PaulHoule · on Sept 16, 2021

But in both cases you face the problem of aggregating preferences of many into one. In one case you are combining personal preferences in the other case aggregating ‘preferences’ expressed by search engines.

random314 · on Sept 17, 2021

But search engines aren't voting to maximize the chances that their preferred candidate shows up on top. The mixed ranker has no requirement to satisfy Arrows integrity constraints. It has to satisfy the end user, which is quite possible in theory.

Conditions the mixed ranker doesn't have to satisfy "ranking while also meeting a specified set of criteria: unrestricted domain, non-dictatorship, Pareto efficiency, and independence of irrelevant alternatives"

PaulHoule · on Sept 17, 2021

Sure, but the problem that conventional IR ranking functions are not meaningful other than by ordering leads you to the dismal world of political economy where you can't aggregate people's utility functions. (Thus you can't say anything about inequality, only about Pareto efficiency)
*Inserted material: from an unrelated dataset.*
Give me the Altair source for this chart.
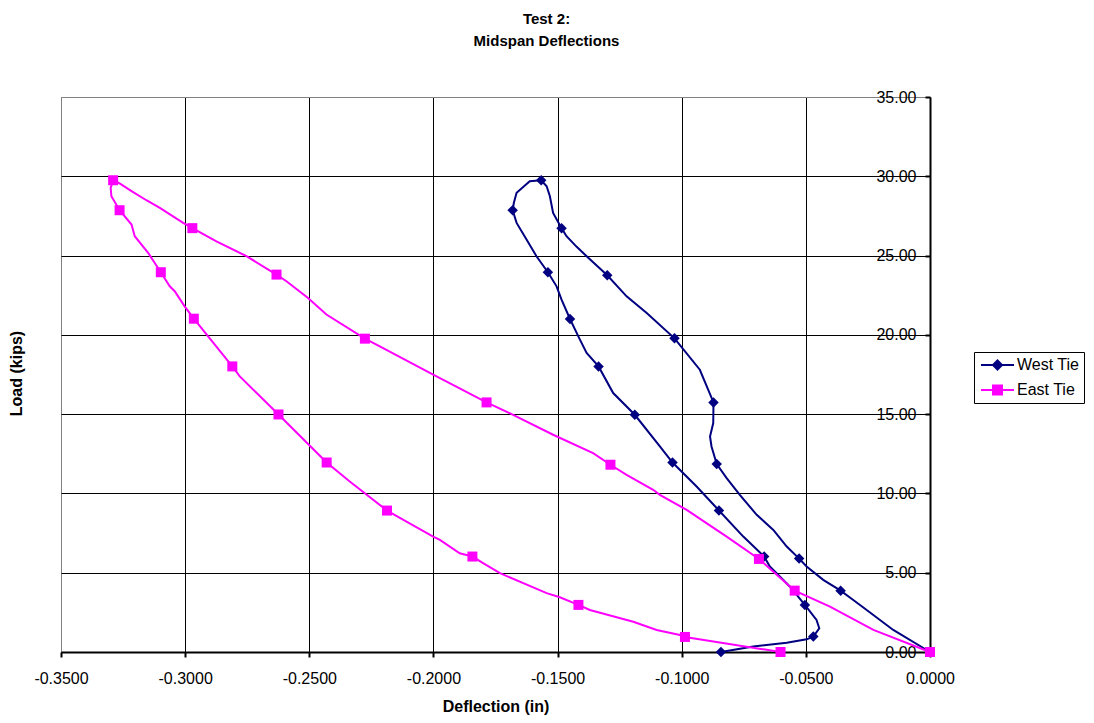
import altair as alt
import pandas as pd

# ---------------- data ----------------
series_names = ["West Tie", "East Tie"]
series_colors = ["#000080", "#FF00FF"]

west_x = [0.0000, -0.0148, -0.0255, -0.0309, -0.0360, -0.0430, -0.0497, -0.0527, -0.0577, -0.0631,
          -0.0698, -0.0766, -0.0819, -0.0859, -0.0880, -0.0886, -0.0873, -0.0872, -0.0927, -0.1029,
          -0.1141, -0.1222, -0.1300, -0.1383, -0.1423, -0.1464, -0.1484, -0.1518, -0.1531, -0.1544,
          -0.1566, -0.1612, -0.1665, -0.1676, -0.1681, -0.1665, -0.1625, -0.1585, -0.1539, -0.1504,
          -0.1484, -0.1450, -0.1410, -0.1383, -0.1335, -0.1276, -0.1189, -0.1088, -0.1037, -0.0940,
          -0.0850, -0.0752, -0.0668, -0.0645, -0.0564, -0.0504, -0.0457, -0.0446, -0.0470, -0.0497,
          -0.0577, -0.0712, -0.0842]
west_y = [0.00, 1.39, 2.65, 3.28, 3.87, 4.55, 5.39, 5.89, 6.65, 7.70,
          8.65, 9.91, 10.97, 11.85, 12.96, 13.59, 14.44, 15.74, 17.80, 19.78,
          21.38, 22.43, 23.76, 24.96, 25.55, 26.22, 26.73, 27.69, 28.74, 29.37,
          29.75, 29.69, 28.96, 28.33, 27.86, 27.06, 26.01, 24.96, 23.95, 23.06,
          22.22, 21.00, 19.70, 18.86, 18.01, 16.33, 14.96, 12.96, 11.95, 10.44,
          8.92, 7.28, 6.02, 5.39, 4.12, 2.97, 2.02, 1.50, 0.97, 0.80,
          0.59, 0.34, 0.00]
west_marker = [1, 0, 0, 0, 1, 0, 0, 1, 0, 0,
               0, 0, 0, 1, 0, 0, 0, 1, 0, 1,
               0, 0, 1, 0, 0, 0, 1, 0, 0, 0,
               1, 0, 0, 0, 1, 0, 0, 0, 1, 0,
               0, 1, 0, 0, 1, 0, 1, 0, 1, 0,
               1, 0, 1, 0, 0, 1, 0, 0, 1, 0,
               0, 0, 1]

east_x = [0.0000, -0.0228, -0.0403, -0.0545, -0.0689, -0.0819, -0.0980, -0.1088, -0.1115, -0.1222,
          -0.1287, -0.1357, -0.1518, -0.1679, -0.1786, -0.2001, -0.2216, -0.2276, -0.2431, -0.2505,
          -0.2592, -0.2632, -0.2753, -0.2874, -0.2971, -0.3008, -0.3102, -0.3156, -0.3216, -0.3264,
          -0.3290, -0.3300, -0.3297, -0.3264, -0.3216, -0.3203, -0.3149, -0.3098, -0.3062, -0.3042,
          -0.3002, -0.2965, -0.2810, -0.2780, -0.2624, -0.2430, -0.2337, -0.2187, -0.2001, -0.1974,
          -0.1894, -0.1843, -0.1800, -0.1732, -0.1544, -0.1491, -0.1416, -0.1370, -0.1195, -0.1101,
          -0.1007, -0.0987, -0.0602]
east_y = [0.00, 1.39, 2.86, 3.87, 5.87, 7.28, 8.96, 9.91, 10.23, 11.17,
          11.81, 12.54, 13.70, 14.96, 15.74, 17.49, 19.27, 19.76, 21.28, 22.33,
          23.38, 23.80, 24.96, 25.90, 26.73, 27.06, 28.01, 28.49, 29.06, 29.55,
          29.75, 29.27, 28.74, 27.86, 26.96, 26.22, 25.17, 23.95, 23.06, 22.75,
          21.80, 21.02, 18.01, 17.38, 14.98, 11.95, 10.75, 8.92, 7.28, 7.07,
          6.23, 6.02, 5.60, 4.97, 3.71, 3.45, 2.97, 2.65, 1.91, 1.39,
          1.07, 0.95, 0.00]
east_marker = [1, 0, 0, 1, 1, 0, 0, 0, 0, 0,
               1, 0, 0, 0, 1, 0, 0, 1, 0, 0,
               0, 1, 0, 0, 1, 0, 0, 0, 0, 0,
               1, 0, 0, 1, 0, 0, 0, 1, 0, 0,
               0, 1, 1, 0, 1, 1, 0, 1, 0, 0,
               0, 1, 0, 0, 0, 0, 1, 0, 0, 0,
               0, 1, 1]

x_ticks = [-0.35, -0.30, -0.25, -0.20, -0.15, -0.10, -0.05, 0.0]
y_ticks = [0, 5, 10, 15, 20, 25, 30, 35]

# ---------------- table ----------------
rows = []
for name, xs, ys, ms in [(series_names[0], west_x, west_y, west_marker),
                         (series_names[1], east_x, east_y, east_marker)]:
    for i, (xv, yv, mv) in enumerate(zip(xs, ys, ms)):
        rows.append({"series": name, "idx": i, "x": xv, "y": yv, "marker": mv})
df = pd.DataFrame(rows)

FONT = "Liberation Sans"

# legend glyphs: line with marker (custom paths)
legend_paths = [
    "M-0.75,0L3.375,0M1.3125,-0.5625L1.875,0L1.3125,0.5625L0.75,0Z",
    "M-0.75,0L3.375,0M0.75,-0.5625L1.875,-0.5625L1.875,0.5625L0.75,0.5625Z",
]

x_enc = alt.X(
    "x:Q",
    scale=alt.Scale(domain=[-0.35, 0.0], nice=False, zero=False),
    axis=alt.Axis(
        values=x_ticks,
        title="Deflection (in)",
        labelExpr="(datum.value < -0.00001 ? '-' : '') + format(abs(datum.value), '.4f')",
        labelFlush=False,
        tickSize=5, tickWidth=2, domainWidth=2, labelPadding=13,
        gridColor=alt.condition("datum.value < -0.349", alt.value("#808080"), alt.value("black")),
        titleY=54, titleBaseline="middle",
    ),
)
y_enc = alt.Y(
    "y:Q",
    scale=alt.Scale(domain=[0, 35], nice=False),
    axis=alt.Axis(
        values=y_ticks,
        format=".2f",
        orient="left",
        offset=-869,
        labelFlush=False,
        title="Load (kips)",
        titleX=-906, titleY=276,
        tickSize=5, tickWidth=2, domainWidth=2, labelPadding=9,
        gridColor=alt.condition("datum.value > 34.9", alt.value("#808080"), alt.value("black")),
    ),
)
color_scale = alt.Scale(domain=series_names, range=series_colors)

base = alt.Chart(df)

leg = alt.Legend(
    title=None, orient="none", legendX=913, legendY=255,
    padding=4, rowPadding=7, symbolSize=256, symbolStrokeWidth=2,
    symbolOpacity=1, labelOffset=21, labelFontSize=16, labelFont=FONT,
    labelColor="black", strokeColor="black", fillColor="white",
)
# invisible layer that only carries the legend (first, so its legend settings win)
legend_layer = base.transform_filter(alt.datum.marker == 1).mark_point(filled=True, opacity=0).encode(
    x=x_enc, y=y_enc,
    color=alt.Color("series:N", scale=color_scale, legend=leg),
    stroke=alt.Stroke("series:N", scale=alt.Scale(domain=series_names, range=series_colors), legend=leg),
    shape=alt.Shape("series:N", scale=alt.Scale(domain=series_names, range=legend_paths), legend=leg),
)

west_line = base.transform_filter(alt.datum.series == series_names[0]).mark_line(strokeWidth=2).encode(
    x=x_enc, y=y_enc, order="idx:Q",
    color=alt.Color("series:N", scale=color_scale, legend=None),
)
west_pts = base.transform_filter(
    (alt.datum.series == series_names[0]) & (alt.datum.marker == 1)
).mark_point(shape="diamond", filled=True, size=110, opacity=1).encode(
    x=x_enc, y=y_enc, color=alt.Color("series:N", scale=color_scale, legend=None),
)
east_line = base.transform_filter(alt.datum.series == series_names[1]).mark_line(strokeWidth=2).encode(
    x=x_enc, y=y_enc, order="idx:Q",
    color=alt.Color("series:N", scale=color_scale, legend=None),
)
east_pts = base.transform_filter(
    (alt.datum.series == series_names[1]) & (alt.datum.marker == 1)
).mark_point(shape="square", filled=True, size=100, opacity=1).encode(
    x=x_enc, y=y_enc, color=alt.Color("series:N", scale=color_scale, legend=None),
)

chart = alt.layer(legend_layer, west_line, west_pts, east_line, east_pts).properties(
    width=869,
    height=555,
    background="white",
    autosize=alt.AutoSizeParams(type="none"),
    padding={"left": 53, "top": 89, "right": 156, "bottom": 63},
    title=alt.TitleParams(
        text=["Test 2:", "Midspan Deflections"],
        font=FONT, fontSize=15, fontWeight="bold", color="black",
        anchor="middle", dx=51, offset=40, lineHeight=22,
    ),
).configure_view(
    stroke="#808080", strokeWidth=1, fill="white",
).configure_axis(
    labelFont=FONT, labelFontSize=16, labelColor="black",
    titleFont=FONT, titleFontSize=16, titleFontWeight="bold", titleColor="black",
    tickColor="black", domainColor="black", gridWidth=1, gridOpacity=1,
)

chart.save("out.html", embed_options={"renderer": "svg", "actions": False})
Hypothetically you could treat these functions as meaningful but when you try you find that they aren't very meaningful.

For instance IBM Watson aggregated multiple search sources by converting all the relevance scores to "the probability that this result is relevant".

A conventional search engine will do horribly in that respect, you can fit a logit curve to make a probability estimator and you might get p=0.7 at the most and very rarely get that, in fact, you rarely get p>0.5.

If you are combining search results from search engines that use similar approaches you know those p's are not independent so you can't take a large numbers of p=0.7's and turn that into a higher p.

If you are using search engines that use radically different matching strategies (say they return only p=0.99 results with low recall) the Watson approach works, but you need a big team to develop a long tail of matching strategies.

If you had a good p-estimator for search you could do all sorts of things that normal search engines do poorly, such as "get an email when a p>0.5 document is added to the collection."

For now alerting features are either absent or useless and most people have no idea why.

gnramires · on Sept 16, 2021

That's an invalid application of this theorem. (It doesn't necessarily hold)

Suppose there's an unambiguous ranked preference by all people among a set (webpages, ranking). Suppose one search engine ranks correctly the top 5 results and incorrectly the next 5 results, while another ranks incorrectly the top 5 and correctly the next 5.

What can happen is that some there may be no universally preferred search engine (likely). In practice, as another commenter noted, you can also have most users prefer more a certain combination of results (that's not difficult to imagine, for example by combining top independent results from different engines for example).